[start]

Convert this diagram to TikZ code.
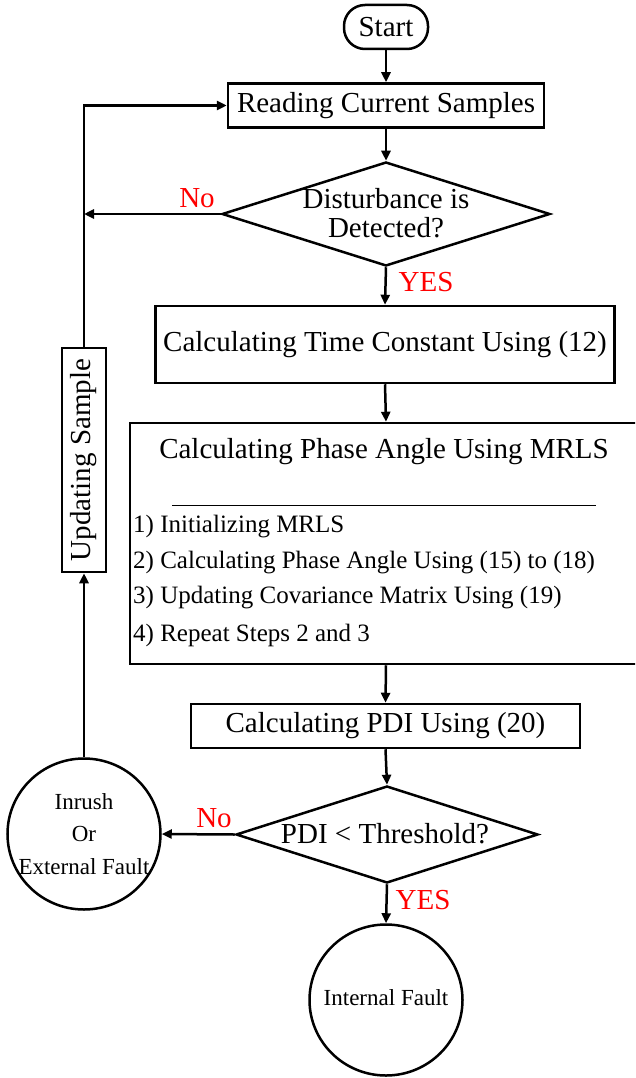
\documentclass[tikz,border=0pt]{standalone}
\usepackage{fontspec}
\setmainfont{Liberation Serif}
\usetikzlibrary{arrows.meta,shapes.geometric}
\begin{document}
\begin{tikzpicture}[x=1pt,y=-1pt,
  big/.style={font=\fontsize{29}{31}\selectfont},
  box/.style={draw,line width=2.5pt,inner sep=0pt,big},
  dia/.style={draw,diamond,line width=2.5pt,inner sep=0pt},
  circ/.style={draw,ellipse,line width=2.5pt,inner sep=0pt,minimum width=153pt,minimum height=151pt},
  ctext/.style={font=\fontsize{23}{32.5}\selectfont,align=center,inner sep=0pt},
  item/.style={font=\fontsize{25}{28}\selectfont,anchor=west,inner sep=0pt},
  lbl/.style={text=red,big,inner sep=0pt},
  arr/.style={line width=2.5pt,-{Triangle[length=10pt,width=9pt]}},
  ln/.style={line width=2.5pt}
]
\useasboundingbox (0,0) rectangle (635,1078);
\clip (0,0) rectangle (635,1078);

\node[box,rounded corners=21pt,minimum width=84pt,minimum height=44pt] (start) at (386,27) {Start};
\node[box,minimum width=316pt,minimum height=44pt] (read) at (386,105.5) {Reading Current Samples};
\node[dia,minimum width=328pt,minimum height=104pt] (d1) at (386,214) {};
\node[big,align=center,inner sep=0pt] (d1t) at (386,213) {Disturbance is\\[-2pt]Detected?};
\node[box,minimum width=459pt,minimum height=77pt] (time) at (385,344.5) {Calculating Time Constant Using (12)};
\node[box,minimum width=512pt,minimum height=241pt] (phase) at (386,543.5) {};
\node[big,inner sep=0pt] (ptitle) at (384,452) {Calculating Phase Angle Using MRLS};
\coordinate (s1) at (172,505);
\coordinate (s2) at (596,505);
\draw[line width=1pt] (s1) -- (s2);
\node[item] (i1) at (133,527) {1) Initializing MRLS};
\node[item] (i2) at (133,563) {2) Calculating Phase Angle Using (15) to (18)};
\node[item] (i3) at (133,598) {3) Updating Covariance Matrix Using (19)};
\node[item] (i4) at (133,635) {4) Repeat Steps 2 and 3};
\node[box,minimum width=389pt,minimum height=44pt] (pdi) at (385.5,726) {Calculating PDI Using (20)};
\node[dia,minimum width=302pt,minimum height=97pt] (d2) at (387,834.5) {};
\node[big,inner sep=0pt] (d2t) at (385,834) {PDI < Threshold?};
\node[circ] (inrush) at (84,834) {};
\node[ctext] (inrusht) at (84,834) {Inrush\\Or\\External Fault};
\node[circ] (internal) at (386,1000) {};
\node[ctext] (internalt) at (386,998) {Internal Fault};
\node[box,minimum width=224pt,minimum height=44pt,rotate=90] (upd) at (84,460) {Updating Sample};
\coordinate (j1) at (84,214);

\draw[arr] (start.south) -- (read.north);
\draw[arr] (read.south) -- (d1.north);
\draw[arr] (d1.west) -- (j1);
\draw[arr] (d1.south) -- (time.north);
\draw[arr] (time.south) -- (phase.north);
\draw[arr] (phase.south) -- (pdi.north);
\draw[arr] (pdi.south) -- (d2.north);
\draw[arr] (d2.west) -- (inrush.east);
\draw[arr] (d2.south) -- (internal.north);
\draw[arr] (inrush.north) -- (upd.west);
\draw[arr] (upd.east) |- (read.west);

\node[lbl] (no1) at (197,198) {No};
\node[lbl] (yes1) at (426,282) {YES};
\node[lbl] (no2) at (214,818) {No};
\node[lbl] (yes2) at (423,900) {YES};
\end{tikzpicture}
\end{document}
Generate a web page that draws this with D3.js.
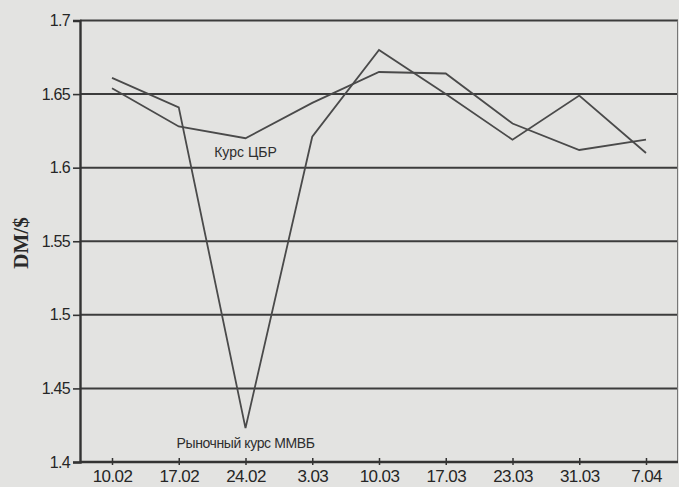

[end]

Exact duplication of all the records is required; pictures are omitted from the copy.

Convert this diagram to TikZ code.
\documentclass[tikz,border=0pt]{standalone}
\usepackage{fontspec}
\setmainfont{Liberation Serif}
\usetikzlibrary{arrows.meta,shapes.geometric}
\begin{document}
\begin{tikzpicture}[x=1pt,y=-1pt,
  big/.style={font=\fontsize{29}{31}\selectfont},
  box/.style={draw,line width=2.5pt,inner sep=0pt,big},
  dia/.style={draw,diamond,line width=2.5pt,inner sep=0pt},
  circ/.style={draw,ellipse,line width=2.5pt,inner sep=0pt,minimum width=153pt,minimum height=151pt},
  ctext/.style={font=\fontsize{23}{32.5}\selectfont,align=center,inner sep=0pt},
  item/.style={font=\fontsize{25}{28}\selectfont,anchor=west,inner sep=0pt},
  lbl/.style={text=red,big,inner sep=0pt},
  arr/.style={line width=2.5pt,-{Triangle[length=10pt,width=9pt]}},
  ln/.style={line width=2.5pt}
]
\useasboundingbox (0,0) rectangle (635,1078);
\clip (0,0) rectangle (635,1078);

\node[box,rounded corners=21pt,minimum width=84pt,minimum height=44pt] (start) at (386,27) {Start};
\node[box,minimum width=316pt,minimum height=44pt] (read) at (386,105.5) {Reading Current Samples};
\node[dia,minimum width=328pt,minimum height=104pt] (d1) at (386,214) {};
\node[big,align=center,inner sep=0pt] (d1t) at (386,213) {Disturbance is\\[-2pt]Detected?};
\node[box,minimum width=459pt,minimum height=77pt] (time) at (385,344.5) {Calculating Time Constant Using (12)};
\node[box,minimum width=512pt,minimum height=241pt] (phase) at (386,543.5) {};
\node[big,inner sep=0pt] (ptitle) at (384,452) {Calculating Phase Angle Using MRLS};
\coordinate (s1) at (172,505);
\coordinate (s2) at (596,505);
\draw[line width=1pt] (s1) -- (s2);
\node[item] (i1) at (133,527) {1) Initializing MRLS};
\node[item] (i2) at (133,563) {2) Calculating Phase Angle Using (15) to (18)};
\node[item] (i3) at (133,598) {3) Updating Covariance Matrix Using (19)};
\node[item] (i4) at (133,635) {4) Repeat Steps 2 and 3};
\node[box,minimum width=389pt,minimum height=44pt] (pdi) at (385.5,726) {Calculating PDI Using (20)};
\node[dia,minimum width=302pt,minimum height=97pt] (d2) at (387,834.5) {};
\node[big,inner sep=0pt] (d2t) at (385,834) {PDI < Threshold?};
\node[circ] (inrush) at (84,834) {};
\node[ctext] (inrusht) at (84,834) {Inrush\\Or\\External Fault};
\node[circ] (internal) at (386,1000) {};
\node[ctext] (internalt) at (386,998) {Internal Fault};
\node[box,minimum width=224pt,minimum height=44pt,rotate=90] (upd) at (84,460) {Updating Sample};
\coordinate (j1) at (84,214);

\draw[arr] (start.south) -- (read.north);
\draw[arr] (read.south) -- (d1.north);
\draw[arr] (d1.west) -- (j1);
\draw[arr] (d1.south) -- (time.north);
\draw[arr] (time.south) -- (phase.north);
\draw[arr] (phase.south) -- (pdi.north);
\draw[arr] (pdi.south) -- (d2.north);
\draw[arr] (d2.west) -- (inrush.east);
\draw[arr] (d2.south) -- (internal.north);
\draw[arr] (inrush.north) -- (upd.west);
\draw[arr] (upd.east) |- (read.west);

\node[lbl] (no1) at (197,198) {No};
\node[lbl] (yes1) at (426,282) {YES};
\node[lbl] (no2) at (214,818) {No};
\node[lbl] (yes2) at (423,900) {YES};
\end{tikzpicture}
\end{document}
Generate a web page that draws this with D3.js.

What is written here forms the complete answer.